** Begin Collected material **
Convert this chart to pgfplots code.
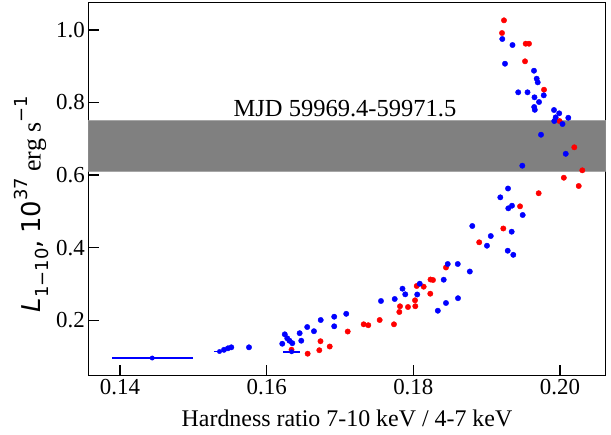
\documentclass[border=0pt]{standalone}
\usepackage{fontspec}
\setmainfont{Liberation Serif}
\newfontfamily\dejavu{DejaVu Sans}
\usepackage{pgfplots}
\pgfplotsset{compat=1.18}

\pgfplotstableread{
x y
0.19236 1.0264
0.19209 0.9915
0.19532 0.9620
0.19577 0.9620
0.19523 0.9135
0.19782 0.8353
0.19993 0.7490
0.20195 0.6766
0.20304 0.6132
0.20052 0.5928
0.20255 0.5700
0.19709 0.5501
0.19455 0.5140
0.19227 0.4529
0.18898 0.4149
0.18445 0.3455
0.18234 0.3124
0.18268 0.3110
0.18046 0.2945
0.18141 0.2926
0.18231 0.2733
0.18023 0.2551
0.18027 0.2388
0.17818 0.2386
0.17927 0.2366
0.17809 0.2229
0.17541 0.2008
0.17736 0.1890
0.17323 0.1890
0.17386 0.1865
0.17105 0.1691
0.16734 0.1424
0.16860 0.1278
0.16718 0.1176
0.16559 0.1080
0.16339 0.1190
}\redtab

\pgfplotstableread{
x y
0.19213 0.9750
0.19352 0.9584
0.19250 0.9069
0.19645 0.8876
0.19682 0.8656
0.19696 0.8556
0.19430 0.8281
0.19557 0.8281
0.19652 0.8143
0.19778 0.8198
0.19714 0.8014
0.19648 0.7876
0.19656 0.7799
0.19918 0.7793
0.19989 0.7702
0.20113 0.7579
0.19941 0.7592
0.19922 0.7490
0.20034 0.7408
0.19741 0.7113
0.20078 0.6587
0.19486 0.6259
0.19291 0.5631
0.19186 0.5388
0.19345 0.5157
0.19295 0.5085
0.19491 0.4901
0.18804 0.4598
0.19341 0.4441
0.19056 0.4322
0.19004 0.4055
0.19287 0.3917
0.19363 0.3804
0.18469 0.3551
0.18606 0.3551
0.18770 0.3344
0.18414 0.3118
0.18609 0.2609
0.18445 0.2477
0.18334 0.2264
0.18087 0.3008
0.17852 0.2871
0.17890 0.2716
0.18053 0.2711
0.17746 0.2587
0.17559 0.2532
0.17085 0.2179
0.16921 0.2099
0.16921 0.1835
0.16737 0.2008
0.16553 0.1815
0.16645 0.1700
0.16450 0.1645
0.16472 0.1438
0.16247 0.1614
0.16281 0.1504
0.16311 0.1438
0.16350 0.1369
0.16213 0.1355
0.15759 0.1256
0.15418 0.1187
0.15473 0.1229
0.15518 0.1256
}\bluetab

\pgfplotstableread{
x y xerr
0.14440 0.0961 0.0055
0.16341 0.1132 0.00119
0.15357 0.1140 0.0007
}\errtab

\begin{document}
\begin{tikzpicture}
\useasboundingbox (-88.3bp,-59.3bp) rectangle (522.7bp,375.7bp);
\begin{axis}[
  at={(0,0)}, anchor=south west,
  scale only axis, width=517.4bp, height=373bp,
  xmin=0.13568, xmax=0.20623, ymin=0.0474, ymax=1.075,
  xtick={0.14,0.16,0.18,0.20}, xticklabels={0.14,0.16,0.18,0.20},
  ytick={0.2,0.4,0.6,0.8,1.0}, yticklabels={0.2,0.4,0.6,0.8,1.0},
  tick align=inside, xtick pos=bottom, ytick pos=left,
  major tick length=11bp,
  tick style={line width=1.3bp, black},
  axis line style={line width=1.3bp},
  ticklabel style={font=\fontsize{23}{26}\selectfont},
  xlabel={Hardness ratio 7-10 keV / 4-7 keV},
  xlabel style={font=\fontsize{24}{28}\selectfont, at={(axis description cs:0.5,-0.114)}, anchor=center},
  ylabel={{\dejavu\itshape L}\raisebox{-0.3em}{\dejavu\fontsize{18}{20}\selectfont 1−10}{\dejavu,} {\dejavu 10}\raisebox{0.5em}{\dejavu\fontsize{18}{20}\selectfont 37} erg s\raisebox{0.5em}{\dejavu\fontsize{18}{20}\selectfont −1}},
  ylabel style={font=\fontsize{26}{30}\selectfont, at={(axis description cs:-0.11,0.46)}, anchor=center},
]
\addplot[fill=black!50, draw=black!35, line width=0.8bp] coordinates {(0.13568,0.611) (0.20623,0.611) (0.20623,0.751) (0.13568,0.751)} -- cycle;
\node[anchor=base, font=\fontsize{24.6}{28}\selectfont] at (axis cs:0.17068,0.7628) {MJD 59969.4-59971.5};
\addplot[only marks, mark=*, mark size=2.7bp, color=red, mark options={draw=red, fill=red}] table[x=x,y=y] {\redtab};
\addplot[only marks, mark=*, mark size=2.7bp, color=blue, mark options={draw=blue, fill=blue}] table[x=x,y=y] {\bluetab};
\addplot[only marks, mark=*, mark size=2.2bp, color=blue, mark options={draw=blue, fill=blue},
  error bars/.cd, x dir=both, x explicit, error mark=none,
  error bar style={line width=1.8bp, blue}] table[x=x,y=y,x error=xerr] {\errtab};
\end{axis}
\end{tikzpicture}
\end{document}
** End Collected material **
Goal:
Write out the data precisely as given, excluding the pictures.

Finished answer:
Convert this chart to pgfplots code.
\documentclass[border=0pt]{standalone}
\usepackage{fontspec}
\setmainfont{Liberation Serif}
\newfontfamily\dejavu{DejaVu Sans}
\usepackage{pgfplots}
\pgfplotsset{compat=1.18}

\pgfplotstableread{
x y
0.19236 1.0264
0.19209 0.9915
0.19532 0.9620
0.19577 0.9620
0.19523 0.9135
0.19782 0.8353
0.19993 0.7490
0.20195 0.6766
0.20304 0.6132
0.20052 0.5928
0.20255 0.5700
0.19709 0.5501
0.19455 0.5140
0.19227 0.4529
0.18898 0.4149
0.18445 0.3455
0.18234 0.3124
0.18268 0.3110
0.18046 0.2945
0.18141 0.2926
0.18231 0.2733
0.18023 0.2551
0.18027 0.2388
0.17818 0.2386
0.17927 0.2366
0.17809 0.2229
0.17541 0.2008
0.17736 0.1890
0.17323 0.1890
0.17386 0.1865
0.17105 0.1691
0.16734 0.1424
0.16860 0.1278
0.16718 0.1176
0.16559 0.1080
0.16339 0.1190
}\redtab

\pgfplotstableread{
x y
0.19213 0.9750
0.19352 0.9584
0.19250 0.9069
0.19645 0.8876
0.19682 0.8656
0.19696 0.8556
0.19430 0.8281
0.19557 0.8281
0.19652 0.8143
0.19778 0.8198
0.19714 0.8014
0.19648 0.7876
0.19656 0.7799
0.19918 0.7793
0.19989 0.7702
0.20113 0.7579
0.19941 0.7592
0.19922 0.7490
0.20034 0.7408
0.19741 0.7113
0.20078 0.6587
0.19486 0.6259
0.19291 0.5631
0.19186 0.5388
0.19345 0.5157
0.19295 0.5085
0.19491 0.4901
0.18804 0.4598
0.19341 0.4441
0.19056 0.4322
0.19004 0.4055
0.19287 0.3917
0.19363 0.3804
0.18469 0.3551
0.18606 0.3551
0.18770 0.3344
0.18414 0.3118
0.18609 0.2609
0.18445 0.2477
0.18334 0.2264
0.18087 0.3008
0.17852 0.2871
0.17890 0.2716
0.18053 0.2711
0.17746 0.2587
0.17559 0.2532
0.17085 0.2179
0.16921 0.2099
0.16921 0.1835
0.16737 0.2008
0.16553 0.1815
0.16645 0.1700
0.16450 0.1645
0.16472 0.1438
0.16247 0.1614
0.16281 0.1504
0.16311 0.1438
0.16350 0.1369
0.16213 0.1355
0.15759 0.1256
0.15418 0.1187
0.15473 0.1229
0.15518 0.1256
}\bluetab

\pgfplotstableread{
x y xerr
0.14440 0.0961 0.0055
0.16341 0.1132 0.00119
0.15357 0.1140 0.0007
}\errtab

\begin{document}
\begin{tikzpicture}
\useasboundingbox (-88.3bp,-59.3bp) rectangle (522.7bp,375.7bp);
\begin{axis}[
  at={(0,0)}, anchor=south west,
  scale only axis, width=517.4bp, height=373bp,
  xmin=0.13568, xmax=0.20623, ymin=0.0474, ymax=1.075,
  xtick={0.14,0.16,0.18,0.20}, xticklabels={0.14,0.16,0.18,0.20},
  ytick={0.2,0.4,0.6,0.8,1.0}, yticklabels={0.2,0.4,0.6,0.8,1.0},
  tick align=inside, xtick pos=bottom, ytick pos=left,
  major tick length=11bp,
  tick style={line width=1.3bp, black},
  axis line style={line width=1.3bp},
  ticklabel style={font=\fontsize{23}{26}\selectfont},
  xlabel={Hardness ratio 7-10 keV / 4-7 keV},
  xlabel style={font=\fontsize{24}{28}\selectfont, at={(axis description cs:0.5,-0.114)}, anchor=center},
  ylabel={{\dejavu\itshape L}\raisebox{-0.3em}{\dejavu\fontsize{18}{20}\selectfont 1−10}{\dejavu,} {\dejavu 10}\raisebox{0.5em}{\dejavu\fontsize{18}{20}\selectfont 37} erg s\raisebox{0.5em}{\dejavu\fontsize{18}{20}\selectfont −1}},
  ylabel style={font=\fontsize{26}{30}\selectfont, at={(axis description cs:-0.11,0.46)}, anchor=center},
]
\addplot[fill=black!50, draw=black!35, line width=0.8bp] coordinates {(0.13568,0.611) (0.20623,0.611) (0.20623,0.751) (0.13568,0.751)} -- cycle;
\node[anchor=base, font=\fontsize{24.6}{28}\selectfont] at (axis cs:0.17068,0.7628) {MJD 59969.4-59971.5};
\addplot[only marks, mark=*, mark size=2.7bp, color=red, mark options={draw=red, fill=red}] table[x=x,y=y] {\redtab};
\addplot[only marks, mark=*, mark size=2.7bp, color=blue, mark options={draw=blue, fill=blue}] table[x=x,y=y] {\bluetab};
\addplot[only marks, mark=*, mark size=2.2bp, color=blue, mark options={draw=blue, fill=blue},
  error bars/.cd, x dir=both, x explicit, error mark=none,
  error bar style={line width=1.8bp, blue}] table[x=x,y=y,x error=xerr] {\errtab};
\end{axis}
\end{tikzpicture}
\end{document}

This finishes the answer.